Видимость объективности в описании «русской души» создается за счет изложения всех «эмпирических» ее проявлений, вплоть до пресловутого «пьянства», однако сомнительно как смешение символа с понятием, так и души — с характером. Это категории разного уровня. Польская характеристика основана на интеллигентских самоощущениях русского человека и не учитывает народного представления о «русской душе», которое сложилось еще в Средние века.

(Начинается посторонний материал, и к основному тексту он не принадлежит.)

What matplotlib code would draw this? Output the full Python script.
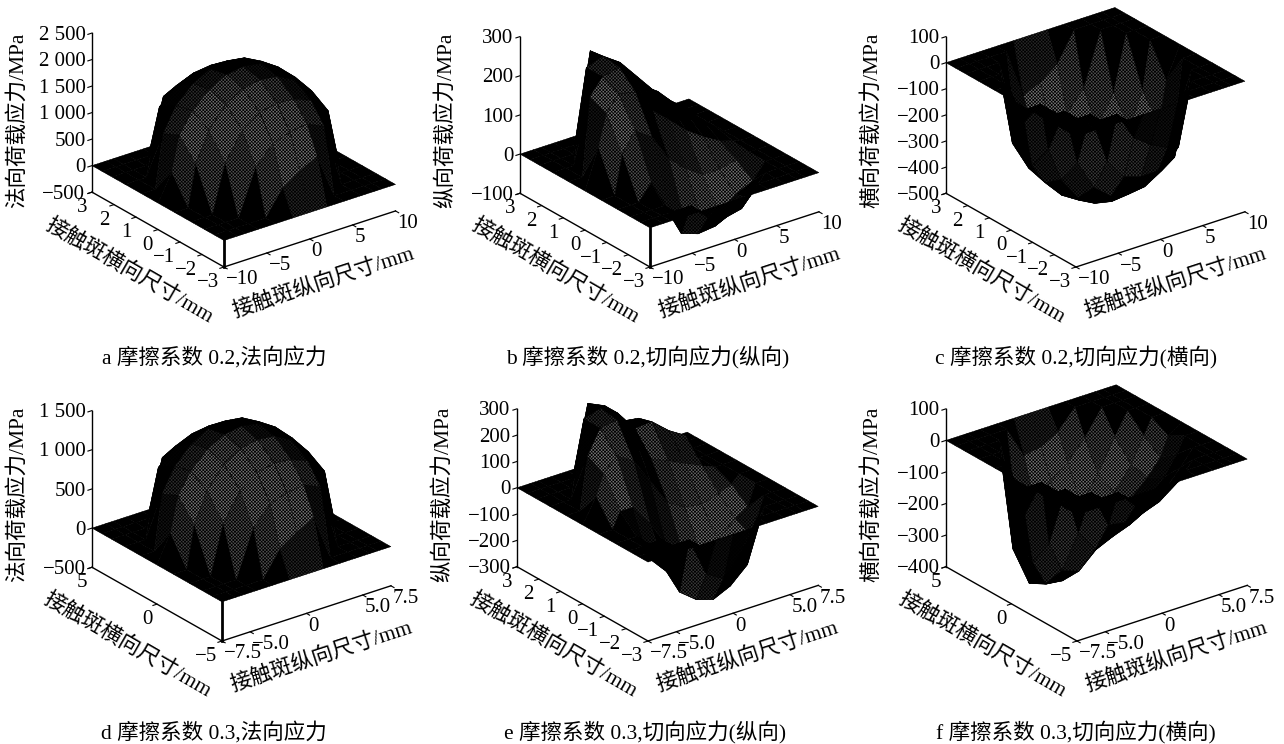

В народном представлении душа вовсе не бесплотное, неосязаемое («мистическое») нечто, она имеет образ и подобие тела, в котором пребывает, она и поступает подобно своему телесному воплощению; это энергия формы, создающей тело. В таком случае душевность есть идеальный зквивалент телесного, не вещно-предметного, а именно телесного. Она, душа, вместе с телом, душа — сущность тела, не плоти земной, но тела, в том самом смысле, в каком это слово и родилось когда-то: тело — остов, структура исходной формы, т. е. души. А не стало тела — и «в чем только душа держится!». Основной аргумент евразийцев в пользу татарщины понятен только с позиции такого толкования: платила Русь дани в эпоху Ига верно, но если бы Русью завладел Запад — он вынул бы из нее душу [Савицкий 1997: 334].

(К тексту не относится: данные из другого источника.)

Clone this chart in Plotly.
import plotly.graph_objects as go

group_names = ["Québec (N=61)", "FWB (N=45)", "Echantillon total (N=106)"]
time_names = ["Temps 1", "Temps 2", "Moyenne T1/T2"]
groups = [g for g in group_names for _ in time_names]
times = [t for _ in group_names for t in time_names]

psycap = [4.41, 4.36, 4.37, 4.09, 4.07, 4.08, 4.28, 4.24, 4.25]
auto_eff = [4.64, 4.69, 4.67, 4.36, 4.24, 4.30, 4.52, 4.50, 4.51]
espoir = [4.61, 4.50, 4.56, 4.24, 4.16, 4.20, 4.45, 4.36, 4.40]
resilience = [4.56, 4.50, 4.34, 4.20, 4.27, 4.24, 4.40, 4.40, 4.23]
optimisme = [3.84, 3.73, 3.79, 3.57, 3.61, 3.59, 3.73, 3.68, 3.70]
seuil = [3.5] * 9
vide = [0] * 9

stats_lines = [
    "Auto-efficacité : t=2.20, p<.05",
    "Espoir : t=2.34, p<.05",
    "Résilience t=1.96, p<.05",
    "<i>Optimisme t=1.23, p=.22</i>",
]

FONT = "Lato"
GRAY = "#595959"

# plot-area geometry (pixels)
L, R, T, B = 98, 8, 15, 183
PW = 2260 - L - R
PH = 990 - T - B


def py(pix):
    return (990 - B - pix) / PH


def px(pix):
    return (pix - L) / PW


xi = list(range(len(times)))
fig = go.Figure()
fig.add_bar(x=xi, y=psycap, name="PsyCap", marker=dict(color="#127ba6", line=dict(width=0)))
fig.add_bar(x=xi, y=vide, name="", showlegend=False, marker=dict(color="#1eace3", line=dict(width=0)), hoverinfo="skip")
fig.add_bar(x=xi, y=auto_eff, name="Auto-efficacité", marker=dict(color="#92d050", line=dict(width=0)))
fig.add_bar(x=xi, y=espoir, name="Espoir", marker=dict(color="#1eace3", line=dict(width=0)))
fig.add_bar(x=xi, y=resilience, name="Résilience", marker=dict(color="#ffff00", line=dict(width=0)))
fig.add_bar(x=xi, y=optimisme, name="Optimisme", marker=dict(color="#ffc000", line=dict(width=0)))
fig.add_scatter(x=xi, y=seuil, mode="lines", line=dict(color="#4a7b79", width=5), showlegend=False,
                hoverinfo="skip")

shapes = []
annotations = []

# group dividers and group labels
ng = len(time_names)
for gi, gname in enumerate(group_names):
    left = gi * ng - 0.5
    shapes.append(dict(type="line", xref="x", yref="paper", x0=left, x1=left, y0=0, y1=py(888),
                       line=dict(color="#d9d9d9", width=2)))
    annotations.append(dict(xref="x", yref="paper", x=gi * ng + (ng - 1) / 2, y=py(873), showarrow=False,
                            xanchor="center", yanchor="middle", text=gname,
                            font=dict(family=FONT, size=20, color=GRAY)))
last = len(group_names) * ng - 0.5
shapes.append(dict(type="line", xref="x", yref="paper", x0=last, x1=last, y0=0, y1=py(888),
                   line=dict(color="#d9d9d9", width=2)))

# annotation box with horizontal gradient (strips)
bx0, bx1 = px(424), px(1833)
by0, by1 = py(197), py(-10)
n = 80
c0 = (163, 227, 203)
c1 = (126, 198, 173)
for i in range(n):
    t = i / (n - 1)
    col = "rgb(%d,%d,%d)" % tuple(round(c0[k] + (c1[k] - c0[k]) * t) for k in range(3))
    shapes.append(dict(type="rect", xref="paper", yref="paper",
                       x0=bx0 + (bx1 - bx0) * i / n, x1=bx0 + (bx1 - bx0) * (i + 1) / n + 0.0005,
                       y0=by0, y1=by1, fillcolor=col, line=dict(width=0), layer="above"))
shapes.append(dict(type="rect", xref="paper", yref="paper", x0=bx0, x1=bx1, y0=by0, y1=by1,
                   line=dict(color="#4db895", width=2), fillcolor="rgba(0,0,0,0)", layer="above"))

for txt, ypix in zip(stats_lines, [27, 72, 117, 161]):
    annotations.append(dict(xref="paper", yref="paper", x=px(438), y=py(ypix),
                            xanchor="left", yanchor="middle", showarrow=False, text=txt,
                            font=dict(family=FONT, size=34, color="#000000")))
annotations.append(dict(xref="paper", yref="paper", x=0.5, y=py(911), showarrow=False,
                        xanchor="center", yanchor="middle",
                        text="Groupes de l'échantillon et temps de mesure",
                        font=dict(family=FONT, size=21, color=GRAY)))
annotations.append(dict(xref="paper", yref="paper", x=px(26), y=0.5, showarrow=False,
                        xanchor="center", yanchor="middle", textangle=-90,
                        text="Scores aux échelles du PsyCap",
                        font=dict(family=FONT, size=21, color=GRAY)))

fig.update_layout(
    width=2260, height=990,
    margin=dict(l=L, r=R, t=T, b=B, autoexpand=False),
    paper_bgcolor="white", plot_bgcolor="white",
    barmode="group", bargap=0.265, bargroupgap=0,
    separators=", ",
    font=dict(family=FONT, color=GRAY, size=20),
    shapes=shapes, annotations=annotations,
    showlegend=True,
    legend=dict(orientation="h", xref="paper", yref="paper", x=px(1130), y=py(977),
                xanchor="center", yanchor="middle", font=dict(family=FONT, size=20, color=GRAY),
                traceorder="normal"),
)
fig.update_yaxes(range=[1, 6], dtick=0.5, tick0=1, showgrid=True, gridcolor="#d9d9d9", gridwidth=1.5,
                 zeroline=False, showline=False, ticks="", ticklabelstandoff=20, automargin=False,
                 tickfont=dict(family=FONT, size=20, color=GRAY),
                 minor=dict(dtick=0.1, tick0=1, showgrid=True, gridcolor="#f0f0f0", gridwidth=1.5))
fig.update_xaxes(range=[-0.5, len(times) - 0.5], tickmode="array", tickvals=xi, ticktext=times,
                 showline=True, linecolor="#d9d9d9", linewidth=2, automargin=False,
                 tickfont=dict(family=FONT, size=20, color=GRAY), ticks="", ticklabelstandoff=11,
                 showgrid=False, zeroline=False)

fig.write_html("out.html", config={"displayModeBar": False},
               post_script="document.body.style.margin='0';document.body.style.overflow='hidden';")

Общим различительным признаком восточнославянской культуры справедливо признается ориентация на чувство, необходимое и достаточное для интуитивного восприятия Логоса в его цельности. В этом видят основное отличие Slavia Orthodoxa от культуры Запада, с характерной для нее ориентацией на рассудок, необходимый для восприятия ratio мира и человека. Психологическая установка от чувства представлялась более важной, чем установка логическая, а противопоставление символа к вещи — существеннее, чем суждение о самой вещи. Находясь в конфронтации с другими культурами и частично впитывая в себя некоторые их элементы, восточнославянская культурная среда тем самым восполняла себя объективно до цельности, поскольку именно цельность цельного всегда воспринималась как основная ценность, представляла собою живое, то есть реальное. Так создавалось напряжение интеллектуальной и духовной жизни, необходимое для дальнейшего культурного развития; отсюда проистекает и динамизм, и открытость русской культуры.